04. The Leopard (Visconti, 1963)

Finally a Visconti retro plays and I'm out of town for most of it. At
least I caught his masterpiece in its projected splendor. Celebrated
for the extended ballroom dance, there's a beautiful moment at the end
of the sequence, when Lancaster's nobleman, ever so cognizant of his
class's own obsolescence, finally walks out of the ball and all that
it represents, alone. Also, White Nights, if only for Marcello going
nuts on the dance floor.

05. Jeanne Dielman (Akerman, 1975)

Waited ten years to see Chantal Akerman's famous experiment in extreme
naturalism, and it didn't disappoint. Akerman hypnotizes you by
lingering on banalities -- Jeanne tenderizing meat for ten minutes,
etc, -- so that any event out of the ordinary is suffused with tension,
like Jeanne roughly handling the baby. Also: The Eighties, a glorious
deconstruction of a musical that hadn't yet been filmed.

06. Pat Garrett and Billy the Kid (Peckinpah, 1973)

Hard-living tough guys like Sam Peckinpah don't fade away, they burn
out, contracting every STD known to man before drinking themselves to
death. Less an elegy than an epitaph, Pat Garrett is the best of
Peckinpah's movies that eulogize a time that never was, a mythical
period in American lore when men who live by a code like Peckinpah are
fated to, yes, fade away.

Ranking other Peckinpahs seen for the first time last year: The Ballad of Cable Hogue, Straw Dogs, Bring Me the Head of Alfredo Garcia, Junior Bonner.

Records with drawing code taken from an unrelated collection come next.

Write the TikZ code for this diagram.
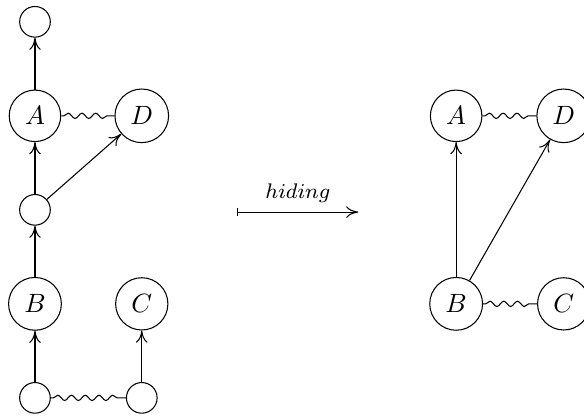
\documentclass[tikz,border=0pt]{standalone}
\usepackage{tikz}
\usetikzlibrary{arrows.meta, decorations.pathmorphing}

\begin{document}
\begin{tikzpicture}[
    vert/.style={circle, draw, inner sep=0.333em},
    blank/.style={circle, draw, minimum size=11.6pt, inner sep=0pt},
    arr/.style={-{Computer Modern Rightarrow[length=4.6pt, width=4.4pt]}},
    wavy/.style={decorate, decoration={snake, amplitude=1pt, segment length=5.2pt, pre length=1pt, post length=1pt}}
]
\useasboundingbox (-0.465,-0.24) rectangle (7.30,5.29);

% left graph
\node[blank] (top) at (0,5)    {};
\node[vert]  (A)   at (0,3.75) {$A$};
\node[vert]  (D)   at (1.42,3.75) {$D$};
\node[blank] (mid) at (0,2.5)  {};
\node[vert]  (B)   at (0,1.25) {$B$};
\node[vert]  (C)   at (1.42,1.25) {$C$};
\node[blank] (bl)  at (0,0)    {};
\node[blank] (br)  at (1.42,0) {};

\draw[arr] (A) -- (top);
\draw[arr] (mid) -- (A);
\draw[arr] (mid) -- (D);
\draw[arr] (B) -- (mid);
\draw[arr] (bl) -- (B);
\draw[arr] (br) -- (C);
\draw[wavy] (A) -- (D);
\draw[wavy] (bl) -- (br);

% hiding map
\coordinate (hs) at (2.69,2.47);
\coordinate (he) at (4.30,2.47);
\draw[{Bar[width=3.2pt]}-{Computer Modern Rightarrow[length=4.6pt, width=4.4pt]}] (hs) -- (he)
    node[midway, above] {\footnotesize $hiding$};

% right graph
\node[vert] (A2) at (5.6,3.75)  {$A$};
\node[vert] (D2) at (7.03,3.75) {$D$};
\node[vert] (B2) at (5.6,1.25)  {$B$};
\node[vert] (C2) at (7.03,1.25) {$C$};

\draw[arr] (B2) -- (A2);
\draw[arr] (B2) -- (D2);
\draw[wavy] (A2) -- (D2);
\draw[wavy] (B2) -- (C2);
\end{tikzpicture}
\end{document}
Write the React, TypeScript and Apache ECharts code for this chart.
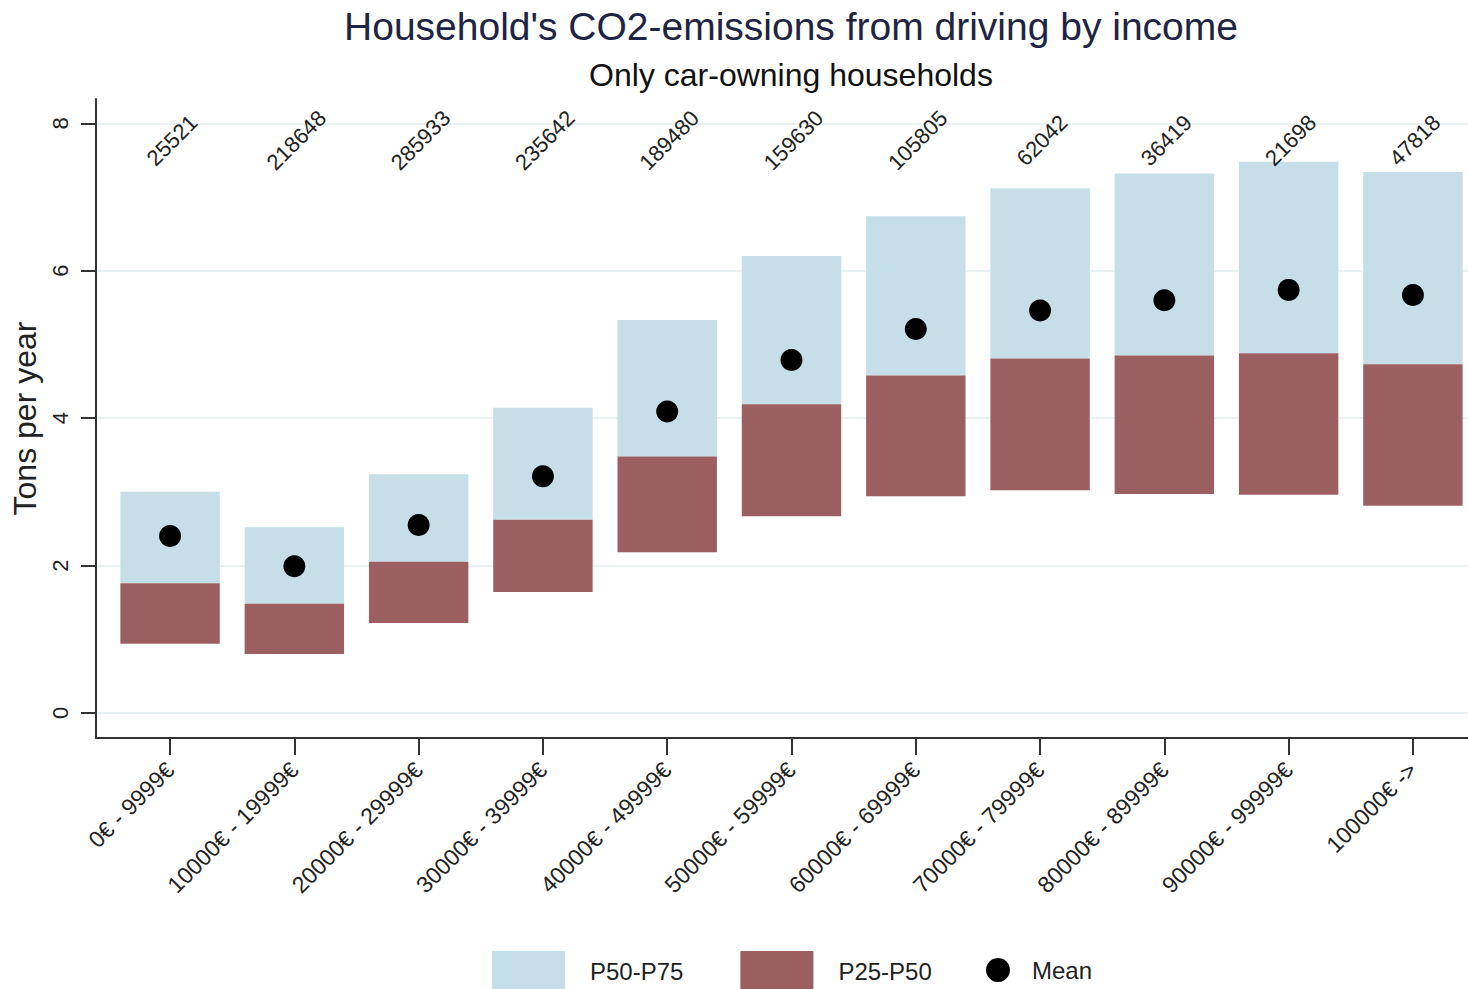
import React, { useEffect, useRef } from "react";
import * as echarts from "echarts";

// Income brackets (household income per year)
const CATEGORIES = [
  "0€ - 9999€",
  "10000€ - 19999€",
  "20000€ - 29999€",
  "30000€ - 39999€",
  "40000€ - 49999€",
  "50000€ - 59999€",
  "60000€ - 69999€",
  "70000€ - 79999€",
  "80000€ - 89999€",
  "90000€ - 99999€",
  "100000€ ->",
];

// Number of households in each bracket
const COUNTS = [25521, 218648, 285933, 235642, 189480, 159630, 105805, 62042, 36419, 21698, 47818];

// Percentiles of yearly CO2 emissions from driving (tons)
const P25 = [0.94, 0.8, 1.22, 1.64, 2.18, 2.67, 2.94, 3.02, 2.97, 2.96, 2.81];
const P50 = [1.76, 1.48, 2.05, 2.62, 3.48, 4.19, 4.58, 4.81, 4.85, 4.88, 4.73];
const P75 = [3.0, 2.52, 3.24, 4.14, 5.33, 6.2, 6.74, 7.12, 7.32, 7.48, 7.34];
const MEAN = [2.4, 1.99, 2.55, 3.21, 4.09, 4.79, 5.21, 5.46, 5.6, 5.74, 5.67];

const Y_TICKS = [0, 2, 4, 6, 8];
const X_TICKS = CATEGORIES.map((_, i) => i + 1);

const FONT = "'Liberation Sans', Arial, Helvetica, sans-serif";
const BLUE = "#c5dee8";
const RED = "#9c5f61";
const AXIS = "#333333";
const GRID = "#e9f1f3";
const TEXT = "#222222";
const BOX_WIDTH = 0.8; // in category units

function boxRenderer(color: string) {
  return (params: any, api: any) => {
    const x = api.value(0);
    const top = api.coord([x, api.value(2)]);
    const bottom = api.coord([x, api.value(1)]);
    const w = api.size([BOX_WIDTH, 0])[0];
    return {
      type: "rect",
      shape: { x: top[0] - w / 2, y: top[1], width: w, height: bottom[1] - top[1] },
      style: { fill: color },
    };
  };
}

export default function App() {
  const ref = useRef<HTMLDivElement>(null);

  useEffect(() => {
    if (!ref.current) return;
    const chart = echarts.init(ref.current, null, { renderer: "svg" });

    const upperBoxes = X_TICKS.map((x, i) => [x, P50[i], P75[i]]);
    const lowerBoxes = X_TICKS.map((x, i) => [x, P25[i], P50[i]]);
    const means = X_TICKS.map((x, i) => [x, MEAN[i]]);
    const countLabels = X_TICKS.map((x, i) => [x, 8, COUNTS[i]]);

    chart.setOption({
      animation: false,
      backgroundColor: "#ffffff",
      textStyle: { fontFamily: FONT },
      title: [
        {
          text: "Household's CO2-emissions from driving by income",
          left: "center",
          top: 2,
          textStyle: { fontFamily: FONT, fontSize: 39, fontWeight: "normal", color: "#1e2443" },
        },
        {
          text: "Only car-owning households",
          left: "center",
          top: 54,
          textStyle: { fontFamily: FONT, fontSize: 32, fontWeight: "normal", color: "#111111" },
        },
      ],
      legend: [
        {
          data: ["P50-P75", "P25-P50"],
          left: 492,
          top: 951,
          padding: 0,
          itemWidth: 73,
          itemHeight: 40,
          itemGap: 57,
          icon: "rect",
          textStyle: { fontFamily: FONT, fontSize: 24, color: TEXT, padding: [0, 0, 0, 20] },
        },
        {
          data: ["Mean"],
          left: 986,
          top: 958,
          padding: 0,
          itemWidth: 24,
          itemHeight: 24,
          icon: "circle",
          textStyle: { fontFamily: FONT, fontSize: 24, color: TEXT, padding: [0, 0, 0, 17] },
        },
      ],
      grid: { left: 96, right: 95, top: 99, bottom: 251 },
      xAxis: {
        type: "value",
        min: 0.404,
        max: 11.596,
        axisLine: { onZero: false, lineStyle: { color: AXIS, width: 2 } },
        axisTick: { customValues: X_TICKS, length: 17, lineStyle: { color: AXIS, width: 2 } },
        axisLabel: {
          customValues: X_TICKS,
          rotate: 45,
          margin: 28,
          fontSize: 23,
          color: TEXT,
          fontFamily: FONT,
          formatter: (v: number) => CATEGORIES[Math.round(v) - 1] ?? "",
        },
        splitLine: { show: false },
      },
      yAxis: {
        type: "value",
        min: -0.34,
        max: 8.33,
        name: "Tons per year",
        nameLocation: "middle",
        nameGap: 52,
        nameTextStyle: { fontFamily: FONT, fontSize: 32, color: TEXT },
        axisLine: { show: true, lineStyle: { color: AXIS, width: 2 } },
        axisTick: { show: true, customValues: Y_TICKS, length: 15, lineStyle: { color: AXIS, width: 2 } },
        axisLabel: {
          customValues: Y_TICKS,
          rotate: 90,
          margin: 25,
          fontSize: 22,
          color: TEXT,
          fontFamily: FONT,
        },
        splitLine: { show: true, lineStyle: { color: GRID, width: 2 } },
      },
      series: [
        {
          name: "P50-P75",
          type: "custom",
          renderItem: boxRenderer(BLUE),
          itemStyle: { color: BLUE },
          encode: { x: 0, y: [1, 2] },
          data: upperBoxes,
          z: 2,
        },
        {
          name: "P25-P50",
          type: "custom",
          renderItem: boxRenderer(RED),
          itemStyle: { color: RED },
          encode: { x: 0, y: [1, 2] },
          data: lowerBoxes,
          z: 2,
        },
        {
          name: "Mean",
          type: "scatter",
          symbol: "circle",
          symbolSize: 22,
          itemStyle: { color: "#000000", opacity: 1 },
          data: means,
          z: 3,
        },
        {
          name: "Households",
          type: "custom",
          renderItem: (params: any, api: any) => {
            const p = api.coord([api.value(0), api.value(1)]);
            return {
              type: "text",
              x: p[0] + 2,
              y: p[1] + 17,
              rotation: Math.PI / 4,
              style: {
                text: String(api.value(2)),
                fontFamily: FONT,
                fontSize: 22,
                fill: TEXT,
                align: "center",
                verticalAlign: "middle",
              },
            };
          },
          encode: { x: 0, y: 1 },
          data: countLabels,
          z: 4,
        },
      ],
    });

    return () => chart.dispose();
  }, []);

  return (
    <div style={{ position: "fixed", left: 0, top: 0, width: 1468, height: 989, overflow: "hidden", background: "#fff" }}>
      <div ref={ref} style={{ width: 1582, height: 989 }} />
    </div>
  );
}
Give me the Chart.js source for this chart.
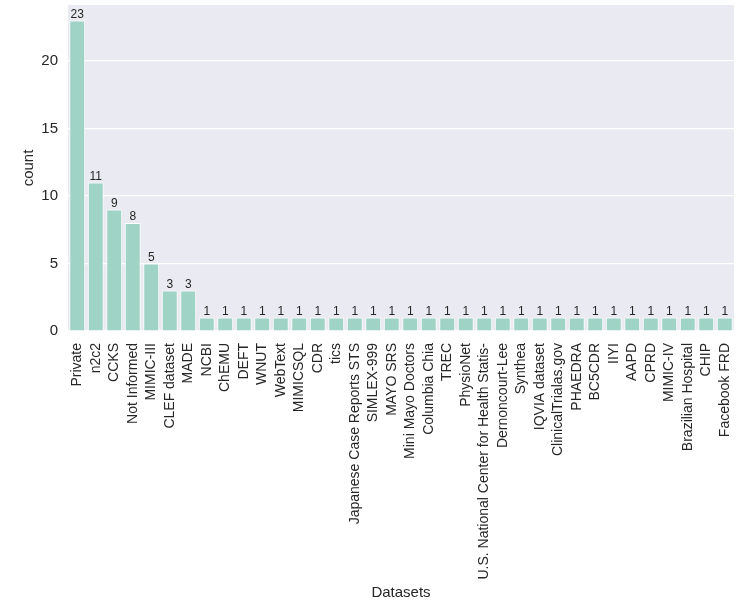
<!DOCTYPE html>
<html>
<head>
<meta charset="utf-8">
<script src="https://cdn.jsdelivr.net/npm/chart.js@4.4.1/dist/chart.umd.min.js"></script>
<style>
  html, body { margin: 0; padding: 0; background: #ffffff; }
  #wrap { width: 751px; height: 606px; position: relative; }
</style>
</head>
<body>
<div id="wrap"><canvas id="datasetChart"></canvas></div>
<script>
// Dataset usage counts
const datasetNames = [
    'Private', 'n2c2', 'CCKS', 'Not Informed', 'MIMIC-III', 'CLEF dataset', 'MADE',
    'NCBI', 'ChEMU', 'DEFT', 'WNUT', 'WebText', 'MIMICSQL', 'CDR', 'tics',
    'Japanese Case Reports STS', 'SIMLEX-999', 'MAYO SRS', 'Mini Mayo Doctors',
    'Columbia Chia', 'TREC', 'PhysioNet', 'U.S. National Center for Health Statis-',
    'Dernoncourt-Lee', 'Synthea', 'IQVIA dataset', 'ClinicalTrialas.gov', 'PHAEDRA',
    'BC5CDR', 'IIYI', 'AAPD', 'CPRD', 'MIMIC-IV', 'Brazilian Hospital', 'CHIP',
    'Facebook FRD'
];
const datasetCounts = [
    23, 11, 9, 8, 5, 3, 3,
    1, 1, 1, 1, 1, 1, 1, 1,
    1, 1, 1, 1,
    1, 1, 1, 1,
    1, 1, 1, 1, 1,
    1, 1, 1, 1, 1, 1, 1,
    1
];
const yTickValues = [0, 5, 10, 15, 20];

const textColor = '#262626';
const fontFamily = '"Liberation Sans", Arial, sans-serif';

// grey panel behind the plot area
const panelBackground = {
    id: 'panelBackground',
    beforeDraw(chart) {
        const { ctx, chartArea } = chart;
        ctx.save();
        ctx.fillStyle = '#eaeaf2';
        ctx.fillRect(chartArea.left, chartArea.top, chartArea.right - chartArea.left, chartArea.bottom - chartArea.top);
        ctx.restore();
    }
};

// count written above each bar
const barLabels = {
    id: 'barLabels',
    afterDatasetsDraw(chart) {
        const { ctx } = chart;
        const meta = chart.getDatasetMeta(0);
        ctx.save();
        ctx.fillStyle = textColor;
        ctx.font = '12px ' + fontFamily;
        ctx.textAlign = 'center';
        ctx.textBaseline = 'bottom';
        meta.data.forEach((bar, i) => {
            ctx.fillText(String(datasetCounts[i]), bar.x, bar.y);
        });
        ctx.restore();
    }
};

const ctx = document.getElementById('datasetChart').getContext('2d');
new Chart(ctx, {
    type: 'bar',
    data: {
        labels: datasetNames,
        datasets: [{
            data: datasetCounts,
            backgroundColor: '#9fd3c6',
            borderColor: '#ffffff',
            borderWidth: 1,
            categoryPercentage: 0.86,
            barPercentage: 1.0
        }]
    },
    options: {
        responsive: true,
        maintainAspectRatio: false,
        animation: false,
        layout: { padding: { top: 5, right: 17, left: 0, bottom: 0 } },
        plugins: {
            legend: { display: false },
            tooltip: { enabled: false }
        },
        scales: {
            x: {
                grid: { display: false },
                border: { display: false },
                ticks: {
                    color: textColor,
                    font: { family: fontFamily, size: 14 },
                    minRotation: 90,
                    maxRotation: 90,
                    autoSkip: false,
                    padding: 4
                },
                title: {
                    display: true,
                    text: 'Datasets',
                    color: textColor,
                    font: { family: fontFamily, size: 15 },
                    padding: { top: 0, bottom: 4 }
                },
                afterFit(scale) {
                    scale.height = 275;
                    scale.paddingLeft = 0;
                    scale.paddingRight = 0;
                }
            },
            y: {
                min: 0,
                max: 24.15,
                grid: { color: '#ffffff', lineWidth: 1.2, drawTicks: false },
                border: { display: false },
                ticks: {
                    color: textColor,
                    font: { family: fontFamily, size: 15 },
                    padding: 10
                },
                afterBuildTicks(scale) {
                    scale.ticks = yTickValues.map(v => ({ value: v }));
                },
                title: {
                    display: true,
                    text: 'count',
                    color: textColor,
                    font: { family: fontFamily, size: 15 },
                    padding: { top: 20, bottom: 0 }
                },
                afterFit(scale) {
                    scale.width = 68;
                    scale.paddingTop = 0;
                    scale.paddingBottom = 0;
                }
            }
        }
    },
    plugins: [panelBackground, barLabels]
});
</script>
</body>
</html>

07. F for Fake (Welles, 1973)

The antidote to Akerman's reality fetishism, Welles' slippery movie
essay on trickery, illusion, cons, legerdemain, and storytelling
serves as a definitive statement of principles.

08. Meshes of the Afternoon (Deren, 1943)

Felt like a clown to have waited until now to catch up to this seminal
avant-garde work. Also: Ritual in Transfigured Time.

09. Gunman's Walk (Karlson, 1959)

A Guy Maddin kind of movie -- a western fueled by Oedipal rage, and
charged by yet another great performance from Van Heflin as an
arrogant, but not ruthless patriarch. Seems like you can watch a
great western from the 50s every month for the rest of your life.
Another 50s western: Day Of the Outlaw, a bleak existentialist western
from de Toth.

10. Naked City/Night and the City (Dassin, 1948/1950)

The amazing Richard Widmark doesn't give an inch as a smarmy wrestling
promoter in the latter, a fatalistic noir classic from Jules Dassin. The
former's a gritty valentine to New York as only tough-as-nails
Dassin can make it.

Honorable mention: Faster, Pussycat! Kill! Kill!, The Wages of Fear,
Bay of Angels, the Rohmer short Girl at the Monceau Bakery, Leisen/Brackett/Wilder's Hold Back the Dawn.

Reconsidered: Playtime in 70 mm -- if you only saw this on video, you've never seen it; Stagecoach, which I mistakenly thought was underwhelming based on an impression from bits and pieces of the movie gleaned from spotty TV viewings over the years; and Jacques Demy's Donkey Skin in a beautiful new print.